Restate the data below word for word. Skip any images it contains.
-=-=-=-=-
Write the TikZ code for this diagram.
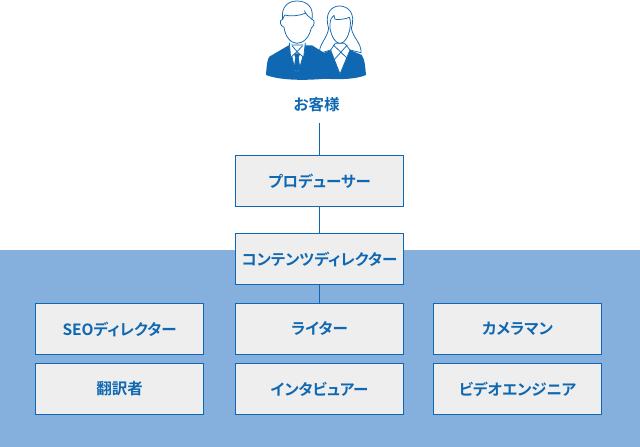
\documentclass[tikz,border=0pt]{standalone}
\usepackage{fontspec}
\newfontfamily\jp[RawFeature=+palt,BoldFont={Noto Sans CJK JP Bold}]{Noto Sans CJK JP}
\definecolor{ink}{HTML}{0F68B1}
\definecolor{band}{HTML}{85B0DE}
\definecolor{boxfill}{HTML}{EEEEEE}
\tikzset{
  orgbox/.style={draw=ink,line width=1pt,fill=boxfill,minimum width=168pt,minimum height=51pt,inner sep=0pt,text=ink,font=\jp\bfseries\fontsize{15.5}{17}\selectfont},
  link/.style={draw=ink,line width=1pt},
  lbl/.style={text=ink,inner sep=0pt,font=\jp\bfseries\fontsize{15.5}{17}\selectfont}
}
\begin{document}
\begin{tikzpicture}[x=1pt,y=-1pt]
\useasboundingbox (0,0) rectangle (640,447);
\fill[band] (0,250) rectangle (640,447);
\node[lbl] (cust) at (316.5,104.5) {お客様};
\coordinate (custb) at (319.5,123);
\node[orgbox] (prod) at (319.5,181) {プロデューサー};
\node[orgbox] (cd) at (319.5,259) {コンテンツディレクター};
\node[orgbox] (seo) at (119.5,329) {SEOディレクター};
\node[orgbox] (wr) at (319.5,329) {ライター};
\node[orgbox] (cam) at (517.5,329) {カメラマン};
\node[orgbox] (tr) at (119.5,389) {翻訳者};
\node[orgbox] (iv) at (319.5,389) {インタビュアー};
\node[orgbox] (ve) at (517.5,389) {ビデオエンジニア};
\draw[link] (custb) -- (prod);
\draw[link] (prod) -- (cd);
\draw[link] (cd) -- (wr);
% people icon
\begin{scope}[shift={(250,0)},x=0.3333pt,y=-0.3333pt,line width=0.75pt]
 % woman: hair
 \draw[ink,fill=white] (209,160) .. controls (205,135) and (232,115) .. (236,85) .. controls (222,40) and (245,18) .. (268,18) .. controls (295,18) and (318,40) .. (304,85) .. controls (310,115) and (335,130) .. (333,158) -- (300,150) -- (242,150) -- cycle;
 % woman: jacket
 \fill[ink] (208,165) -- (242,150) -- (270,222) -- (300,150) -- (335,165) .. controls (345,178) and (346,205) .. (348,225) .. controls (320,238) and (260,240) .. (215,235) -- cycle;
 % woman: neck and shirt
 \draw[ink,fill=white] (242,150) -- (270,222) -- (300,150) -- (284,130) -- (256,130) -- cycle;
 \draw[ink] (250,135) -- (297,180) (292,135) -- (252,180);
 % woman: face
 \draw[ink,fill=white] (240,72) .. controls (241,58) and (245,50) .. (252,46) -- (255,58) .. controls (270,60) and (290,56) .. (298,52) .. controls (302,60) and (302,72) .. (300,85) .. controls (295,112) and (283,130) .. (270,130) .. controls (257,130) and (245,112) .. (240,85) -- cycle;
 % man: jacket
 \fill[ink] (48,225) .. controls (50,195) and (52,178) .. (58,170) -- (116,136) -- (186,136) -- (225,160) -- (240,235) .. controls (190,240) and (100,245) .. (48,225) -- cycle;
 % man: shirt
 \draw[ink,fill=white] (118,135) -- (136,215) -- (146,215) -- (168,135) -- cycle;
 % man: head
 \draw[ink,fill=white] (102,82) .. controls (90,78) and (86,60) .. (98,58) .. controls (92,20) and (115,3) .. (141,3) .. controls (172,3) and (192,22) .. (186,58) .. controls (196,58) and (194,78) .. (184,84) .. controls (178,112) and (160,130) .. (141,130) .. controls (122,130) and (106,110) .. (102,82) -- cycle;
 \draw[ink] (98,58) -- (104,45) .. controls (120,50) and (145,48) .. (166,40) -- (165,36) -- (172,46) -- (186,58);
 % man: collar and tie
 \fill[ink] (131,160) -- (151,160) -- (146,173) -- (151,205) -- (141,217) -- (131,205) -- (136,173) -- cycle;
 \draw[ink,fill=white] (118,128) -- (122,172) -- (141,155) -- (126,137) (166,128) -- (161,172) -- (141,155) -- (158,137);
\end{scope}
\end{tikzpicture}
\end{document}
-=-=-=-=-
> Result of this task:
Write the TikZ code for this diagram.
\documentclass[tikz,border=0pt]{standalone}
\usepackage{fontspec}
\newfontfamily\jp[RawFeature=+palt,BoldFont={Noto Sans CJK JP Bold}]{Noto Sans CJK JP}
\definecolor{ink}{HTML}{0F68B1}
\definecolor{band}{HTML}{85B0DE}
\definecolor{boxfill}{HTML}{EEEEEE}
\tikzset{
  orgbox/.style={draw=ink,line width=1pt,fill=boxfill,minimum width=168pt,minimum height=51pt,inner sep=0pt,text=ink,font=\jp\bfseries\fontsize{15.5}{17}\selectfont},
  link/.style={draw=ink,line width=1pt},
  lbl/.style={text=ink,inner sep=0pt,font=\jp\bfseries\fontsize{15.5}{17}\selectfont}
}
\begin{document}
\begin{tikzpicture}[x=1pt,y=-1pt]
\useasboundingbox (0,0) rectangle (640,447);
\fill[band] (0,250) rectangle (640,447);
\node[lbl] (cust) at (316.5,104.5) {お客様};
\coordinate (custb) at (319.5,123);
\node[orgbox] (prod) at (319.5,181) {プロデューサー};
\node[orgbox] (cd) at (319.5,259) {コンテンツディレクター};
\node[orgbox] (seo) at (119.5,329) {SEOディレクター};
\node[orgbox] (wr) at (319.5,329) {ライター};
\node[orgbox] (cam) at (517.5,329) {カメラマン};
\node[orgbox] (tr) at (119.5,389) {翻訳者};
\node[orgbox] (iv) at (319.5,389) {インタビュアー};
\node[orgbox] (ve) at (517.5,389) {ビデオエンジニア};
\draw[link] (custb) -- (prod);
\draw[link] (prod) -- (cd);
\draw[link] (cd) -- (wr);
% people icon
\begin{scope}[shift={(250,0)},x=0.3333pt,y=-0.3333pt,line width=0.75pt]
 % woman: hair
 \draw[ink,fill=white] (209,160) .. controls (205,135) and (232,115) .. (236,85) .. controls (222,40) and (245,18) .. (268,18) .. controls (295,18) and (318,40) .. (304,85) .. controls (310,115) and (335,130) .. (333,158) -- (300,150) -- (242,150) -- cycle;
 % woman: jacket
 \fill[ink] (208,165) -- (242,150) -- (270,222) -- (300,150) -- (335,165) .. controls (345,178) and (346,205) .. (348,225) .. controls (320,238) and (260,240) .. (215,235) -- cycle;
 % woman: neck and shirt
 \draw[ink,fill=white] (242,150) -- (270,222) -- (300,150) -- (284,130) -- (256,130) -- cycle;
 \draw[ink] (250,135) -- (297,180) (292,135) -- (252,180);
 % woman: face
 \draw[ink,fill=white] (240,72) .. controls (241,58) and (245,50) .. (252,46) -- (255,58) .. controls (270,60) and (290,56) .. (298,52) .. controls (302,60) and (302,72) .. (300,85) .. controls (295,112) and (283,130) .. (270,130) .. controls (257,130) and (245,112) .. (240,85) -- cycle;
 % man: jacket
 \fill[ink] (48,225) .. controls (50,195) and (52,178) .. (58,170) -- (116,136) -- (186,136) -- (225,160) -- (240,235) .. controls (190,240) and (100,245) .. (48,225) -- cycle;
 % man: shirt
 \draw[ink,fill=white] (118,135) -- (136,215) -- (146,215) -- (168,135) -- cycle;
 % man: head
 \draw[ink,fill=white] (102,82) .. controls (90,78) and (86,60) .. (98,58) .. controls (92,20) and (115,3) .. (141,3) .. controls (172,3) and (192,22) .. (186,58) .. controls (196,58) and (194,78) .. (184,84) .. controls (178,112) and (160,130) .. (141,130) .. controls (122,130) and (106,110) .. (102,82) -- cycle;
 \draw[ink] (98,58) -- (104,45) .. controls (120,50) and (145,48) .. (166,40) -- (165,36) -- (172,46) -- (186,58);
 % man: collar and tie
 \fill[ink] (131,160) -- (151,160) -- (146,173) -- (151,205) -- (141,217) -- (131,205) -- (136,173) -- cycle;
 \draw[ink,fill=white] (118,128) -- (122,172) -- (141,155) -- (126,137) (166,128) -- (161,172) -- (141,155) -- (158,137);
\end{scope}
\end{tikzpicture}
\end{document}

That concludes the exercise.